Pudimos conseguir alojamiento, muy barato, en un hotel de madera, viejo y destartalado, que se llamaba Miramar. Estábamos todo el día en la playa, y por las noches nos íbamos a bailar con los Bee Gees al dancing light de La Patana. El único inconveniente era la pareja de la habitación vecina. Cuando hacían el amor, gritaban como si los estuvieran matando. Sus gritos atravesaban las paredes de tabla, como invitándonos a emular. O a intercambiar la pareja, porque con tanta nitidez se oían sus gritos y resoplidos que era como si estuviéramos, juntos y revueltos en la misma cama. Los vimos, una mañana, cuando salían de la habitación y nos sorprendimos de que no eran como los imaginábamos: ella, una aburrida gordita teñida con peróxido, y él, un flaco con portafolio, mostacho, espejuelos de aumento y cara de oficinista de la JUCEPLAN.
La tercera y última vez que estuve en Varadero fue en 1985, en una excursión de ida y vuelta para trabajadores destacados que se ganó mi esposa, que ya no era Leyda, sino Nery. Llevamos a nuestro hijo, que aun no había cumplido los dos años. Todo fue bien, hasta que se nos acabó el agua de beber. Buscando infructuosamente donde llenar las botellas de agua, perdimos el zapato izquierdo del niño. Fue una tragedia porque el par de zapatos chinos Gold Cup nos había costado una fortuna en la tienda Yumurí. Y créanme que en aquellos años 80 que algunos tanto añoran -no acabo de entender por qué- tampoco alcanzaba el dinero para llegar a fin de mes.

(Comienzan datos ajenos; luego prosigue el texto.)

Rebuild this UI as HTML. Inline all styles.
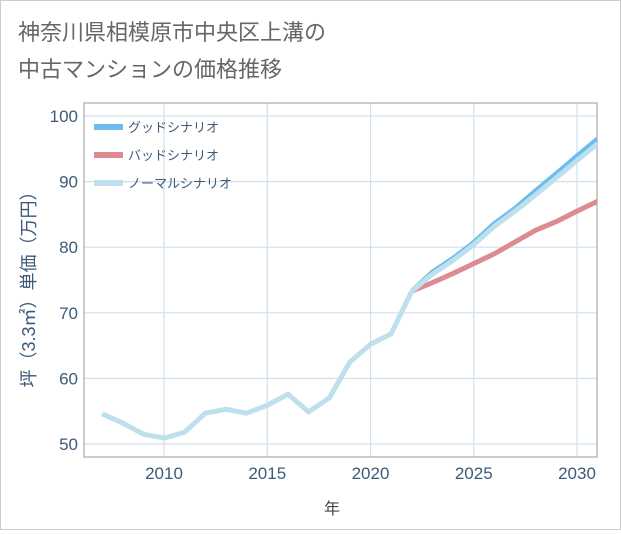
<!DOCTYPE html>
<html><head><meta charset="utf-8"><style>
html,body{margin:0;padding:0;background:#fff}
body{width:621px;height:530px;overflow:hidden;font-family:"Liberation Sans","Noto Sans CJK JP",sans-serif}
</style></head><body>
<svg id="chart" width="621" height="530" xmlns="http://www.w3.org/2000/svg" font-family="Liberation Sans, Noto Sans CJK JP, sans-serif">
<rect x="0.5" y="0.5" width="620" height="529" fill="#fff" stroke="#ccc"/>
<text x="18" y="40" font-size="22" fill="#666">神奈川県相模原市中央区上溝の</text>
<text x="18" y="77" font-size="22" fill="#666">中古マンションの価格推移</text>
<g id="grid"></g>
<g id="axes"></g>
<g id="series"></g>
<g id="legend"></g>
<text x="332" y="514" font-size="16" fill="#444" text-anchor="middle">年</text>
<text transform="translate(35,285) rotate(-90)" font-size="18" fill="#3d5a7a" text-anchor="middle">坪（3.3㎡）単価（万円）</text>
</svg>
<script>
const histYears=[2007,2008,2009,2010,2011,2012,2013,2014,2015,2016,2017,2018,2019,2020,2021,2022];
const histValues=[54.6,53.2,51.5,50.9,51.8,54.7,55.3,54.7,55.9,57.6,54.9,57.0,62.5,65.2,66.8,73.3];
const futYears=[2022,2023,2024,2025,2026,2027,2028,2029,2030,2031];
const goodValues=[73.3,76.2,78.3,80.7,83.6,85.9,88.6,91.2,93.9,96.5];
const badValues=[73.3,74.6,76.0,77.5,79.0,80.8,82.6,83.9,85.5,87.0];
const normalValues=[73.3,75.9,78.0,80.4,83.2,85.5,88.0,90.6,93.2,95.8];
const yTicks=[50,60,70,80,90,100];
const xTicks=[2010,2015,2020,2025,2030];
const legendLabels=["グッドシナリオ","バッドシナリオ","ノーマルシナリオ"];
const L=84,R=597,T=103,B=457;
const X=y=>164+(y-2010)*20.65;
const Y=v=>444-(v-50)*6.56;
const NS="http://www.w3.org/2000/svg";
function mk(tag,attrs,parent){const e=document.createElementNS(NS,tag);for(const k in attrs)e.setAttribute(k,attrs[k]);document.getElementById(parent).appendChild(e);return e;}
for(const t of yTicks){
 const l=mk('line',{x1:L,x2:R,y1:Y(t),y2:Y(t),stroke:'#cfe0ec','stroke-width':1.2},'grid');
 
 
 const tx=mk('text',{x:L-6,y:Y(t)+6,'text-anchor':'end','font-size':17,fill:'#3d5a7a'},'axes');
 tx.textContent=t;
 
 
}
for(const t of xTicks){
 const l=mk('line',{x1:X(t),x2:X(t),y1:T,y2:B,stroke:'#cfe0ec','stroke-width':1.2},'grid');
 
 
 const tx=mk('text',{x:X(t),y:B+22,'text-anchor':'middle','font-size':17,fill:'#3d5a7a'},'axes');
 tx.textContent=t;
 
 
}
const fr=mk('rect',{x:L,y:T,width:R-L,height:B-T,fill:'none',stroke:'#999','stroke-width':1},'axes');


function line(xs,vs,color,w,name){
 const p=mk('polyline',{points:xs.map((x,i)=>X(x)+','+Y(vs[i])).join(' '),fill:'none',stroke:color,'stroke-width':w,'stroke-linejoin':'round'},'series');
 
 
}
const clip=mk('clipPath',{id:'pc'},'series');
mk('rect',{x:L,y:T,width:R-L,height:B-T},'pc');
document.getElementById('series').setAttribute('clip-path','url(#pc)');
line(futYears,badValues,'#de8a92',5,'bad-scenario-line');
line(futYears,goodValues,'#6bbcef',5,'good-scenario-line');
line(futYears,normalValues,'#bde0ec',5,'normal-scenario-line');
line(histYears,histValues,'#bde0ec',5,'historical-line');
const lc=['#6bbcef','#de8a92','#bde0ec'];
legendLabels.forEach((s,i)=>{
 const y=127+i*28;
 const r=mk('rect',{x:94,y:y-3,width:29,height:6,fill:lc[i]},'legend');
 
 
 const t=mk('text',{x:128,y:y+5,'font-size':13,fill:'#3d5a7a'},'legend');
 t.textContent=s;
 
 
});
</script>
</body></html>
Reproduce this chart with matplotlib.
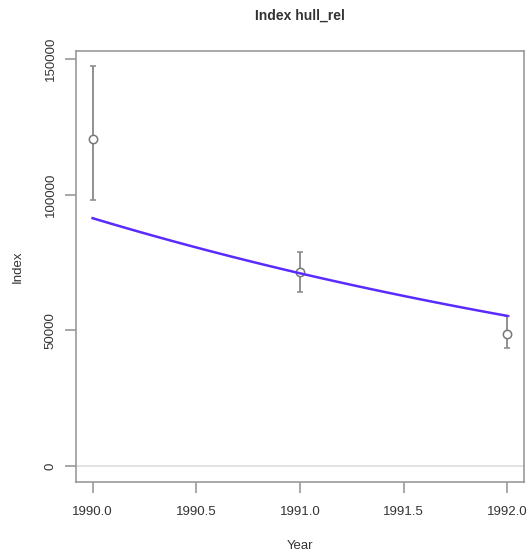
import matplotlib
matplotlib.use("Agg")
import matplotlib.pyplot as plt
import numpy as np

plt.rcParams['font.family'] = ['Liberation Sans', 'DejaVu Sans']

years = [1990, 1991, 1992]
index_obs = [120300, 71400, 48800]
index_lo = [97900, 64100, 43300]
index_hi = [147200, 79000, 55400]
fit_vals = [91300, 71000, 55300]

xticks = [1990.0, 1990.5, 1991.0, 1991.5, 1992.0]
yticks = [0, 50000, 100000, 150000]

fig = plt.figure(figsize=(5.31, 5.52), dpi=100)
ax = fig.add_axes([76/531, 1-482/552, (524-76)/531, (482-51)/552])

ax.axhline(0, color='#dddddd', lw=1.2, zorder=1)

obs = np.array(index_obs)
yerr = np.vstack([obs - np.array(index_lo), np.array(index_hi) - obs])
ax.errorbar(years, index_obs, yerr=yerr, fmt='o', mfc='white', mec='#777777',
            ecolor='#888888', color='#888888', ms=6, mew=1.1, elinewidth=1.3,
            capsize=2.5, capthick=1.3, zorder=3)

xf = np.linspace(years[0], years[-1], 50)
lf = np.interp(xf, years, np.log(fit_vals))
ax.plot(xf, np.exp(lf), color='#5a2bff', lw=1.8, zorder=4)

ax.set_xlim(1989.92, 1992.08)
ax.set_ylim(-5880, 152880)
ax.set_xticks(xticks)
ax.set_xticklabels([f"{t:.1f}" for t in xticks])
ax.set_yticks(yticks)
ax.set_yticklabels([str(t) for t in yticks], rotation=90, va='center')

for s in ax.spines.values():
    s.set_color('#999999')
    s.set_linewidth(1.2)
ax.tick_params(axis='both', colors='#999999', labelcolor='#333333', length=8,
               width=1.2, labelsize=9.5)
ax.tick_params(axis='x', pad=9)
ax.tick_params(axis='y', pad=6)

ax.set_xlabel('Year', fontsize=9.5, color='#333333', labelpad=16)
ax.set_ylabel('Index', fontsize=9.5, color='#333333', labelpad=15)
fig.text(0.5 * (76 + 524) / 531, 1 - 16/552, 'Index hull_rel', ha='center', va='center',
         fontsize=10, fontweight='bold', color='#333333')

fig.savefig('out.png', dpi=100)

Desde entonces, no he vuelto más a Varadero. No he hecho ni el intento. Supongo que después que quedó reservado sólo para extranjeros y privilegiados de la élite, siendo disidente, me hubieran expulsado de mucho peor modo que en 1970, o ni me hubiesen dejado llegar. De cualquier modo, aunque en Varadero no haya conocido la paz, como el Benny, esa playa sigue indisolublemente asociada en mi mente a la felicidad. Pero no pienso volver allí.
Me duele que hoy Varadero sea muy distinta a lo que fue, más plástica y fría, y que su disfrute esté prácticamente vedado para la mayoría de mis compatriotas. En 2010, a propósito de los planes de demoler el Hotel Internacional, las Cabañas del Sol y varias manzanas del centro urbano de Varadero, el Comité Internacional de Monumentos (ICOMOS-Cuba) preguntaba en una carta abierta “hasta dónde llegará la transformación de la Playa Azul y su creciente pérdida de identidad, convirtiéndola en un resort globalizado y ajeno a la cultura cubana”.
Me temo que los mandamases, siempre ávidos de divisas para sus bolsillos, no les hicieron caso a aquella carta, y mucho menos les interesarán las añoranzas de nostálgicos como yo.